China has urged the World Bank to allow its poorest borrowers to suspend debt payments while they deal with the coronavirus pandemic, saying the world’s biggest multilateral development bank should “lead by example.”
Chinese Finance Minister Liu Kun said in a statement to the World Bank’s Development Committee that all parties should take part in joint actions agreed by Group of 20 countries to address debt vulnerabilities amid the pandemic, including commercial, multilateral and official bilateral creditors.
Liu said debt service suspension by the World Bank Group’s International Development Association arm would be “net present value-neutral” – meaning it would not affect the group’s cash flow – and would not hurt its credit rating.
If the World Bank Group “fails to participate in collective actions for suspending debt service payments, its role as a global leader in multilateral development will be seriously weakened and the effectiveness of the initiative will be undermined,” Liu said.
On Wednesday, the G20 economies agreed to suspend bilateral official debt service payments for the world’s poorest countries through the end of the year, a move quickly matched by a group of hundreds of private creditors. It was expected to free up more than $20bn for the countries to spend on fighting the coronavirus outbreak.
“As a responsible bilateral creditor, China will actively engage in bilateral consultations with borrowing countries to put into effect the arrangements for the suspension of debt-service payments reached by the G20 through consensus,” Liu said.
World Bank President David Malpass, who pushed for the G20 debt initiative, told a meeting of G20 finance officials that debt forbearance by multilateral development banks (MDBs) would require them to maintain creditworthiness.
“Suspending repayments to MDBs, if not fully compensated by new shareholder contributions, would run the risk of hurting the poor in both the short-term, by reducing our ability to front-load assistance, and in the long-term, by reducing our leveraging capacity,” Malpass said in a statement.
People’s Bank of China Governor Yi Gang said in a separate statement to the International Monetary Fund’s steering committee that China supports a general allocation of new Special Drawing Rights (SDRs), which would boost liquidity for member countries.
SDRs are essentially a reserve asset created by the IMF from a basket of currencies including the United States dollar, Japanese yen, Chinese yuan, euro and British pound.
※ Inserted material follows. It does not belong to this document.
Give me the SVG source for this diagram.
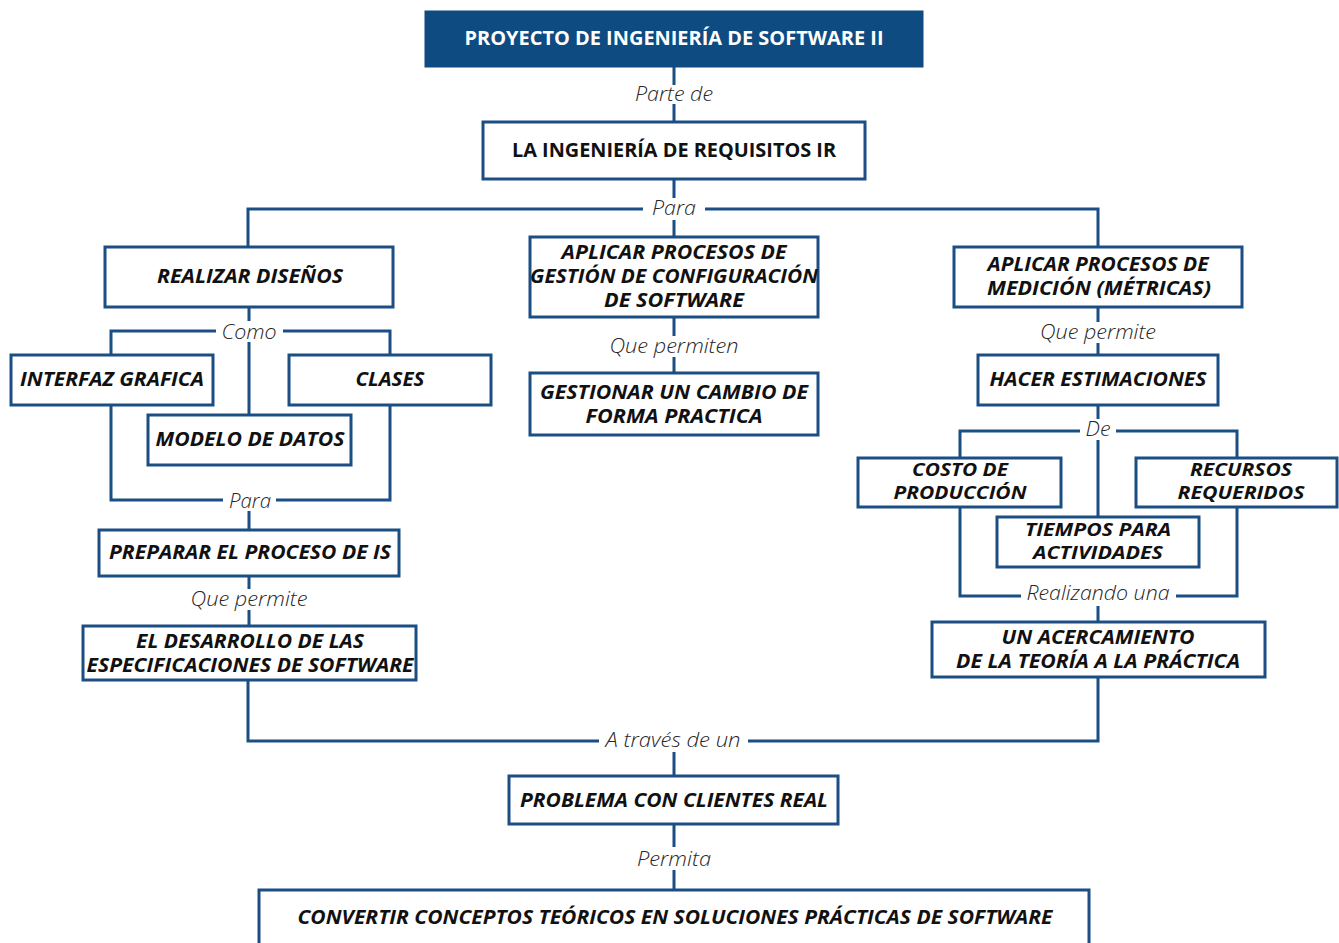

Essentially an artificial currency, an SDR allocation is a low-cost way of bolstering IMF member states’ international reserves during times of extreme stress.
US Treasury Secretary Steven Mnuchin on Thursday dashed any hopes for such a new issuance of IMF monetary reserves at the present time, saying it would do little help the poorest countries and most of the benefits would flow to wealthier countries that do not need them.
Sources familiar with the IMF’s deliberations on the issue told Reuters news agency this week that the US was also opposed to the fund providing new resources to Iran and China with no conditions.
“We also support a timely allocation of Special Drawing Rights, which has been proved as an agile and effective measure in previous crises response,” Yi said.
In 2009, the IMF allocated $250bn in new SDRs to its members, providing a liquidity boost during the depths of the last financial crisis.